Destaque para Evan Bird, que faz o irmão mais novo de Wasikowska, e defendeu bem o papel de celebridade mirim junk e irritante. No elenco, de negativa, temos a participação de John Cusack, que demonstrou cansaço e atuou de modo forçado demais. A impressão que tive era a de que ele não queria estar ali. Já Robert Pattinson continua sendo Robert Pattinson e ainda não mostrou, ao meu ver, ao que veio.

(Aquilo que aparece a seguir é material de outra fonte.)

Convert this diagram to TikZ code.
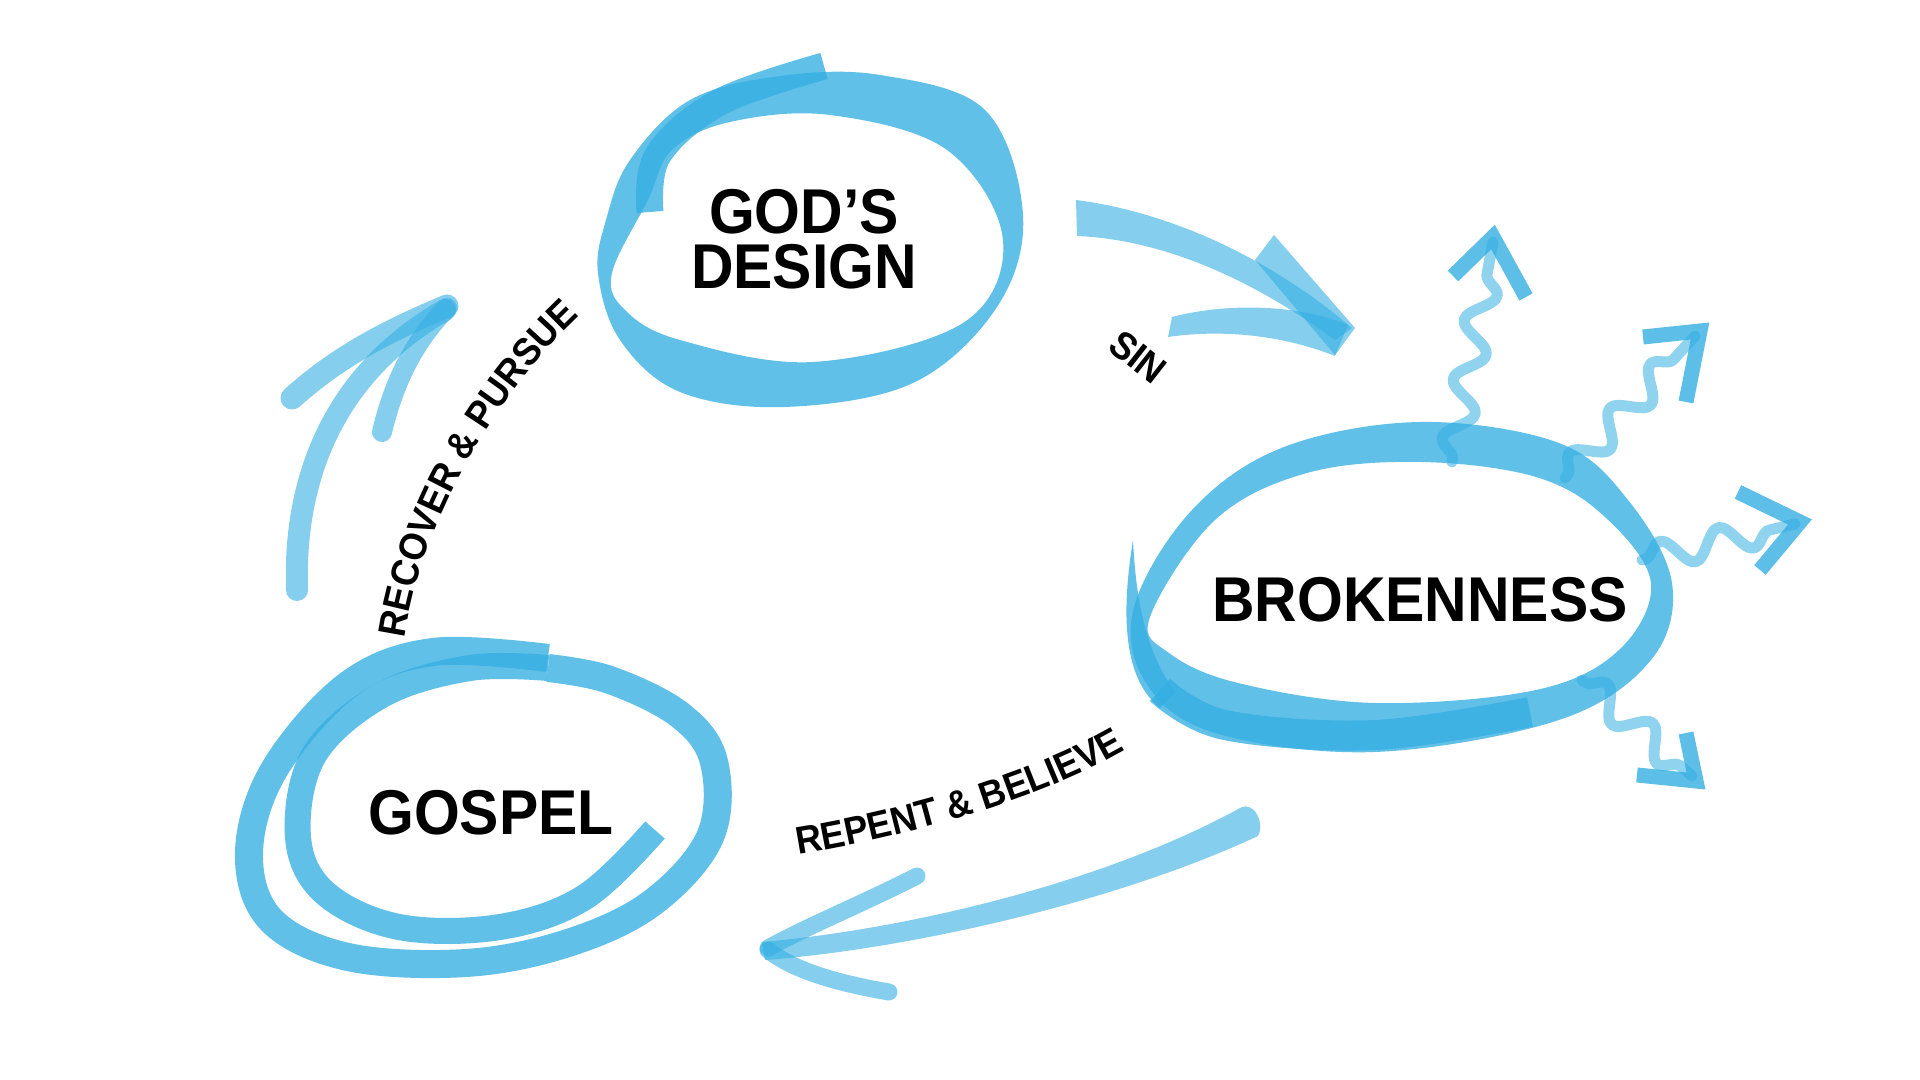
\documentclass[tikz,border=0pt]{standalone}
\usepackage{fontspec}
\newfontfamily\lblfont[FakeStretch=0.93]{Liberation Sans}
\usetikzlibrary{decorations.pathmorphing,decorations.text}
\definecolor{brushblue}{RGB}{52,174,226}
\tikzset{
  ringfill/.style={fill=brushblue, fill opacity=0.78, even odd rule},
  ringstroke/.style={draw=brushblue, draw opacity=0.78, line width=#1, line cap=round, line join=round},
  arrowfill/.style={fill=brushblue, fill opacity=0.6},
  arrowstroke/.style={draw=brushblue, draw opacity=0.6, line width=#1, line cap=round},
  wavy/.style={draw=brushblue, draw opacity=0.55, line width=0.11cm, line cap=round, line join=round, decorate,
    decoration={snake, amplitude=0.14cm, segment length=0.6cm, pre length=0.03cm, post length=0.15cm}},
  chevron/.style={draw=brushblue, draw opacity=0.8, line width=0.15cm, line cap=butt, line join=miter},
  mainlbl/.style={font=\lblfont\bfseries\fontsize{18}{15.6}\selectfont, text=black, align=center, inner sep=0pt},
  smalllbl/.style={font=\lblfont\bfseries\fontsize{11}{13}\selectfont, text=black, inner sep=0pt},
}
\begin{document}
\begin{tikzpicture}[x=0.01cm, y=-0.01cm]
\useasboundingbox (0,0) rectangle (1920,1080);

% ---------- God's Design ring ----------
\fill[ringfill] plot[smooth cycle, tension=0.6] coordinates {(598,273) (620,340) (680,392) (785,407) (913,383) (997,307) (1023,215) (985,110) (880,75) (780,76) (690,100) (630,160) (606,220)}
  plot[smooth cycle, tension=0.6] coordinates {(612,273) (625,310) (680,340) (813,362) (963,323) (1003,240) (947,150) (830,115) (730,122) (672,150) (648,200)};
\draw[ringstroke=0.27cm, line cap=butt] plot[smooth, tension=0.6] coordinates {(650,212) (658,155) (720,102) (824,66)};

% ---------- Brokenness ring ----------
\fill[ringfill] plot[smooth cycle, tension=0.6] coordinates {(1134,607) (1192,510) (1284,447) (1421,422) (1559,443) (1628,500) (1672,583) (1651,660) (1559,720) (1375,752) (1215,733) (1146,683)}
  plot[smooth cycle, tension=0.6] coordinates {(1150,617) (1215,520) (1307,473) (1421,462) (1536,477) (1605,517) (1651,583) (1619,650) (1536,690) (1375,703) (1238,683) (1169,653)};
\fill[brushblue, fill opacity=0.78] (1133,540) .. controls (1120,620) and (1125,680) .. (1160,708) -- (1175,692) .. controls (1145,650) and (1136,600) .. (1133,540) -- cycle;
\draw[ringstroke=0.3cm, line cap=butt] plot[smooth, tension=0.6] coordinates {(1160,690) (1225,725) (1375,735) (1530,712)};

% ---------- Gospel ring (one brush stroke in two passes) ----------
\draw[ringstroke=0.28cm, line cap=butt] plot[smooth, tension=0.6] coordinates {(548,658) (433,652) (348,685) (274,770) (249,853) (271,920) (348,957) (466,963) (568,943) (652,903) (710,837) (714,762) (680,715) (610,680) (548,668)};
\draw[ringstroke=0.26cm, line cap=butt] plot[smooth, tension=0.6] coordinates {(548,668) (470,668) (382,695) (314,755) (298,837) (325,893) (399,927) (500,927) (585,897) (655,830)};

% ---------- main labels ----------
\node[mainlbl] (gods) at (804,239) {GOD’S\\DESIGN};
\node[mainlbl, anchor=base] (broken) at (1420,622) {BROKENNESS};
\node[mainlbl, anchor=base] (gospel) at (491,835) {GOSPEL};

% ---------- SIN arrow ----------
\fill[arrowfill] (1076,200) .. controls (1170,212) and (1270,258) .. (1352,328) -- (1335,340) .. controls (1260,285) and (1170,240) .. (1077,236) -- cycle;
\fill[arrowfill] (1255,260) -- (1274,235) -- (1355,328) -- (1335,355) -- cycle;
\fill[arrowfill] (1168,337) -- (1172,317) .. controls (1230,302) and (1300,305) .. (1348,325) -- (1335,356) .. controls (1290,338) and (1230,328) .. (1168,337) -- cycle;
\node[smalllbl, rotate=-38] (sin) at (1138,357) {SIN};

% ---------- Recover arrow ----------
\draw[arrowstroke=0.22cm] (297,590) .. controls (293,470) and (340,370) .. (445,310);
\draw[arrowstroke=0.23cm] (292,398) .. controls (340,355) and (390,330) .. (447,306);
\draw[arrowstroke=0.2cm] (382,432) .. controls (392,390) and (410,345) .. (447,308);
\path[decorate, decoration={text along path, text align=center,
  text={|\lblfont\bfseries\fontsize{11}{13}\selectfont|RECOVER {\&} PURSUE}}]
  (402,659) .. controls (415,520) and (505,380) .. (595,302);

% ---------- Repent arrow ----------
\fill[arrowfill] (762,942) .. controls (900,930) and (1100,885) .. (1240,808) .. controls (1255,800) and (1265,825) .. (1258,836) .. controls (1110,905) and (900,950) .. (765,960) -- cycle;
\draw[arrowstroke=0.17cm] (917,876) .. controls (860,905) and (810,925) .. (768,948);
\draw[arrowstroke=0.17cm] (768,950) .. controls (790,968) and (830,982) .. (889,992);
\path[decorate, decoration={text along path, text align=center,
  text={|\lblfont\bfseries\fontsize{11}{13}\selectfont|REPENT {\&} BELIEVE}}]
  (776,858) .. controls (890,842) and (1050,800) .. (1145,738);

% ---------- wavy arrows ----------
\coordinate (w1s) at (1452,462); \coordinate (w1t) at (1493,242);
\coordinate (w2s) at (1565,478); \coordinate (w2t) at (1695,336);
\coordinate (w3s) at (1642,560); \coordinate (w3t) at (1795,524);
\coordinate (w4s) at (1582,680); \coordinate (w4t) at (1692,776);
\draw[wavy] (w1s) -- (w1t);
\draw[wavy] (w2s) -- (w2t);
\draw[wavy] (w3s) -- (w3t);
\draw[wavy] (w4s) -- (w4t);
\draw[chevron] (1453,276) -- (1493,237) -- (1526,297);
\draw[chevron] (1643,337) -- (1700,331) -- (1686,402);
\draw[chevron] (1738,492) -- (1800,522) -- (1760,570);
\draw[chevron] (1637,775) -- (1696,781) -- (1686,733);
\end{tikzpicture}
\end{document}
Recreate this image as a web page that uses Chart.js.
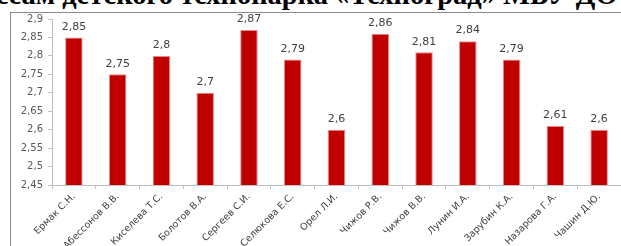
<!DOCTYPE html>
<html>
<head>
<meta charset="utf-8">
<script src="https://cdn.jsdelivr.net/npm/chart.js@4/dist/chart.umd.min.js"></script>
<style>
  html, body { margin: 0; padding: 0; background: #fff; }
  body { width: 621px; height: 246px; position: relative; overflow: hidden; }
  #title {
    position: absolute; left: 0; top: -19px; white-space: nowrap;
    font-family: "Liberation Serif", "DejaVu Serif", serif; font-weight: bold;
    font-size: 28.5px; line-height: 28px; color: #000;
  }
  #frame {
    position: absolute; left: 10px; top: 12px; width: 700px; height: 300px;
    border-left: 1px solid #8c8c8c; border-top: 1px solid #8c8c8c;
  }
  #wrap { position: absolute; left: 0; top: 0; width: 621px; height: 246px; }
</style>
</head>
<body>
<div id="title">по процессам <span id="titleRest">детского технопарка «Техноград» МБУ ДО</span></div>
<div id="frame"></div>
<div id="wrap"><canvas id="chart"></canvas></div>
<script>
const teachers = ["Ермак С.Н.", "Абессонов В.В.", "Киселева Т.С.", "Болотов В.А.", "Сергеев С.И.",
  "Селюкова Е.С.", "Орел Л.И.", "Чижов Р.В.", "Чижов В.В.", "Лунин И.А.", "Зарубин К.А.",
  "Назарова Г.А.", "Чашин Д.Ю."];
const scores = [2.85, 2.75, 2.8, 2.7, 2.87, 2.79, 2.6, 2.86, 2.81, 2.84, 2.79, 2.61, 2.6];
const yTicks = [2.45, 2.5, 2.55, 2.6, 2.65, 2.7, 2.75, 2.8, 2.85, 2.9];

// the title is cut off on the left: shift it so "детского" starts at x=62
const title = document.getElementById("title");
title.style.left = (62 - document.getElementById("titleRest").offsetLeft) + "px";

function comma(v) {
  return String(Math.round(v * 100) / 100).replace(".", ",");
}

// value labels above the bars
const barLabels = {
  id: "barLabels",
  afterDatasetsDraw(chart) {
    const ctx = chart.ctx;
    ctx.save();
    ctx.font = "11px 'DejaVu Sans', sans-serif";
    ctx.fillStyle = "#404040";
    ctx.textAlign = "center";
    ctx.textBaseline = "bottom";
    chart.getDatasetMeta(0).data.forEach((bar, i) => {
      ctx.fillText(comma(scores[i]), bar.x, bar.y - 5);
    });
    ctx.restore();
  }
};

new Chart(document.getElementById("chart"), {
  type: "bar",
  data: {
    labels: teachers,
    datasets: [{
      data: scores,
      backgroundColor: "#c00000",
      borderColor: "#e58a8a",
      borderWidth: 1,
      barPercentage: 0.4,
      categoryPercentage: 1
    }]
  },
  options: {
    responsive: true,
    maintainAspectRatio: false,
    animation: false,
    layout: { padding: { left: 14, top: 19, right: 0, bottom: 0 } },
    plugins: { legend: { display: false }, tooltip: { enabled: false } },
    scales: {
      y: {
        min: 2.45,
        max: 2.9,
        afterBuildTicks(scale) { scale.ticks = yTicks.map(v => ({ value: v })); },
        afterFit(scale) { scale.width = 38; },
        border: { color: "#bfbfbf" },
        grid: { drawOnChartArea: false, tickLength: 4, color: "#bfbfbf" },
        ticks: {
          color: "#595959",
          font: { family: "'DejaVu Sans', sans-serif", size: 10 },
          padding: 5,
          callback: v => comma(v)
        }
      },
      x: {
        offset: true,
        afterFit(scale) { scale.height = 61; },
        border: { color: "#bfbfbf" },
        grid: { drawOnChartArea: false, offset: true, tickLength: 4, color: "#bfbfbf" },
        ticks: {
          color: "#404040",
          font: { family: "'DejaVu Sans', sans-serif", size: 9.5 },
          minRotation: 45,
          maxRotation: 45,
          autoSkip: false,
          padding: 2
        }
      }
    }
  },
  plugins: [barLabels]
});
</script>
</body>
</html>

Se você já acha o mundo das celebridades e das estrelas de Hollywood um terreno perigoso, verá em "Mapa para as Estrelas" que o buraco é, bem mais embaixo...


Marlo George assistiu, escreveu e que o título deste filme é um dos mais bem sacados de todos os tempos. Que bom que não foi adaptado no Brasil...



Data de Lançamento: 25 de setembro de 2014 - Festival do Rio
Estúdio: Focus World 
Distribuidora: Paris Filmes
Diretor: David Cronenberg 
Roteiro: Bruce Wagner 
Elenco: Julianne Moore, Mia Wasikowska, Olivia Williams, Evan Bird, Sarah Gadon, John Cusack, Robert Pattinson 
Gênero: Suspense
Duração: 111 minutos.

Sinopse: Em seu novo filme, David Cronenberg (A história da violência e Cosmópolis) conta a história dos Weiss, uma típica família hollywoodiana. Sanford é um psicólogo que fez fortuna com livros de autoajuda. Christina, sua mulher, passa a maior parte dos seus dias cuidando da carreira do filho Benjie, um astro mirim de 13 anos que acaba de voltar da reabilitação que começou aos nove. Completando a família, Agatha acaba de ser liberada do sanatório em que foi tratada por piromania criminosa. Prêmio de melhor atriz para Julianne Moore no Festival de Cannes 2014.